Leveraged ETF Decay Explained

by ETF Base on January 13, 2010

While the leveraged ETF can fill a need in the day trader’s arsenal or be utilized for a once in a blue moon trend trade, they are certainly not suitable investments for an investor with a time horizon any longer than a week.  Due to the decay in share price value that occurs as a result of daily volatility, both the long and short side of these daily rebalancing acts decay over time, approaching zero regardless of what happens to the underlying sector.
Don’t believe me?

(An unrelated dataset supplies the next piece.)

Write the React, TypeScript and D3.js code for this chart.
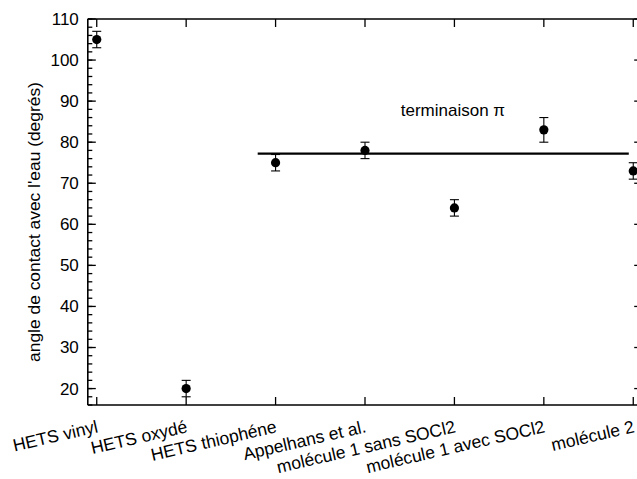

Let’s compare how FAS and FAZ performed in the first half of 2009.  They are the 3X Long and Short daily Return ETFs for Financials.  The financial sector ETF XLF as our proxy.  On a daily basis, you can expect FAS to roughly return 3 times the return of XLF and FAZ will return the inverse.

But wait, Surprise!

2009 Performance:

XLF +0.9%
FAS -57%
FAZ -89%

I chose the first half of 2009 for a few reasons.  Most importantly, it demonstrates how the leveraged ETFs perform during a perfectly flat performance for the underlying sector.  You’d think that perhaps they’d be flat as well or perhaps lose an extra percentage point or two due to a higher expense ratio or some tracking error.  No, they completely imploded.  Both of them.
My other reason for this time frame was partially out of laziness and also due to the irony.  I didn’t want to correct for what happened later in July – a reverse split.  Both FAS and FAZ had to undergo a reverse split (this is the “bad” split) and turn shares into more shares because the share prices for each dropped into the single digits.  If that alone doesn’t tell you something about the performance over time…
If you’re insistent upon trying out leveraged ETFs, here’s the full 2X and 3X ETF List.  Alternatively to utilize more leverage (up to X20) while countering the decay factor you can consider another approach trading ETF CFDs, although be aware that many CFD brokerages don’t offer a full range of ETFs as contract for differences.

{ 1 comment… read it below or add one }

Investor Junkie January 13, 2010 at 11:31 pm

It’s great you are getting this info out. I’ve known this already but many investors do not! I wouldn’t own one for more than 1 week, maybe 2.